> Problem statement: Return the number of lines that contain the word "with", and return nothing else.

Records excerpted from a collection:
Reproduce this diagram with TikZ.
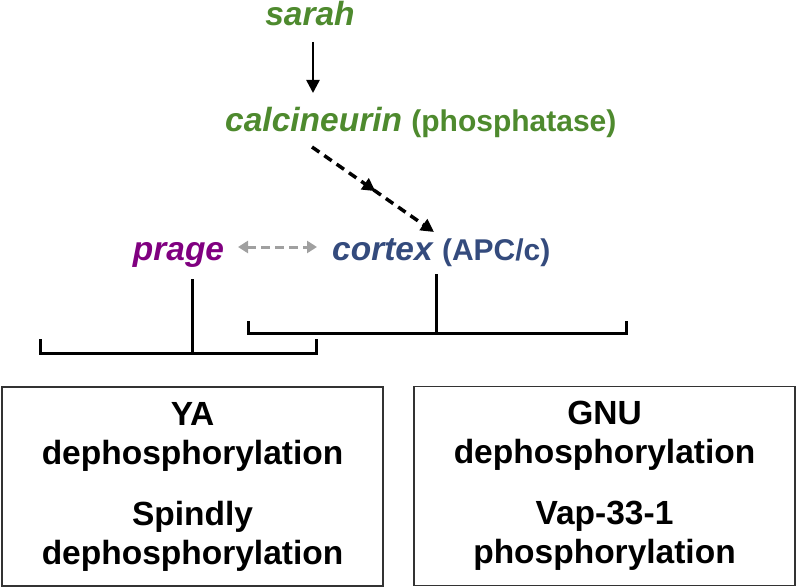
\documentclass[tikz,border=0pt]{standalone}
\usepackage{fontspec}
\setmainfont{Liberation Sans}
\usetikzlibrary{arrows.meta,decorations.markings}
\definecolor{gn}{RGB}{78,138,46}
\definecolor{pu}{RGB}{128,0,128}
\definecolor{bl}{RGB}{52,75,125}
\definecolor{gy}{RGB}{160,160,160}
\newcommand{\parenfont}{\fontsize{30}{36}\selectfont\upshape}
\begin{document}
\begin{tikzpicture}[x=1pt,y=-1pt,
  gene/.style={inner sep=0pt, anchor=base, font=\fontsize{33.5}{40}\selectfont\bfseries\itshape},
  boxst/.style={draw=black!80, line width=1.5pt, minimum width=381pt, minimum height=199pt,
    inner sep=0pt, align=center, font=\fontsize{33.5}{39}\selectfont\bfseries},
  solidarr/.style={line width=2.5pt, -{Triangle[length=13pt,width=13pt]}},
  dasharr/.style={line width=3.5pt, dash pattern=on 9pt off 6pt,
    -{Triangle[length=13pt,width=13pt]},
    postaction={decorate, decoration={markings, mark=at position 0.52 with {\arrow{Triangle[length=13pt,width=13pt]}}}}},
  grayarr/.style={gy, line width=3pt, dash pattern=on 9pt off 5pt,
    {Triangle[length=10pt,width=12pt]}-{Triangle[length=10pt,width=12pt]}},
  brk/.style={line width=3pt, line cap=rect}
]
\useasboundingbox (0,0) rectangle (797,588);

% text nodes
\node[gene, gn] (sarah) at (310,26) {sarah};
\node[gene, gn, anchor=base west] (calc) at (225,132) {calcineurin {\parenfont (phosphatase)}};
\node[gene, pu] (prage) at (178.5,260) {prage};
\node[gene, bl, anchor=base west] (cortex) at (332,260) {cortex {\parenfont (APC/c)}};

% boxes
\node[boxst] (lbox) at (192.5,486.5) {YA\\dephosphorylation\\[22pt]Spindly\\dephosphorylation};
\node[boxst] (rbox) at (604.5,486) {GNU\\dephosphorylation\\[22pt]Vap-33-1\\phosphorylation};

% arrows
\coordinate (s1) at (313,42);
\coordinate (s2) at (313,93);
\draw[solidarr] (s1) -- (s2);

\coordinate (d1) at (312,147);
\coordinate (d2) at (434,232);
\draw[dasharr] (d1) -- (d2);

\coordinate (g1) at (238,247);
\coordinate (g2) at (317,247);
\draw[grayarr] (g1) -- (g2);

% prage stem and left bracket
\coordinate (pst) at (192,280);
\coordinate (lbl) at (40,353);
\coordinate (lbr) at (316,353);
\draw[brk] (pst) -- (pst |- lbl);
\draw[brk] ([yshift=13pt]lbl) -- (lbl) -- (lbr) -- ([yshift=13pt]lbr);

% cortex stem and right bracket
\coordinate (cst) at (436,275);
\coordinate (rbl) at (248,333);
\coordinate (rbr) at (626,333);
\draw[brk] (cst) -- (cst |- rbl);
\draw[brk] ([yshift=11pt]rbl) -- (rbl) -- (rbr) -- ([yshift=11pt]rbr);
\end{tikzpicture}
\end{document}
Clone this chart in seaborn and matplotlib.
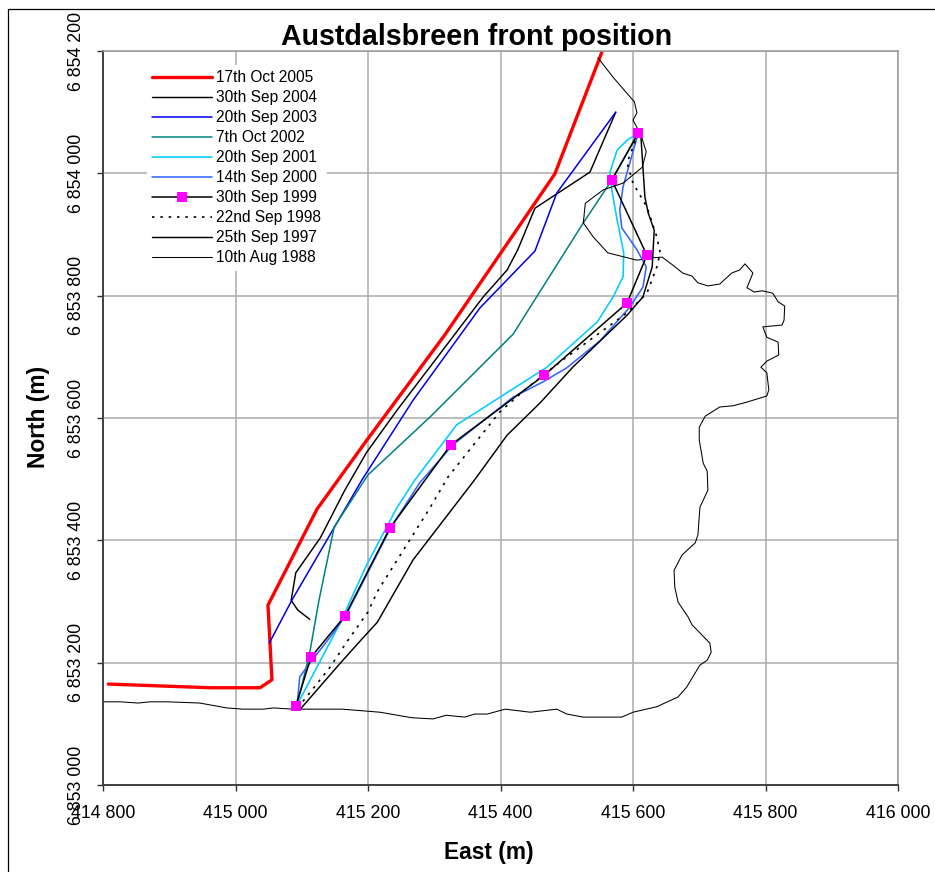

> The reply: 2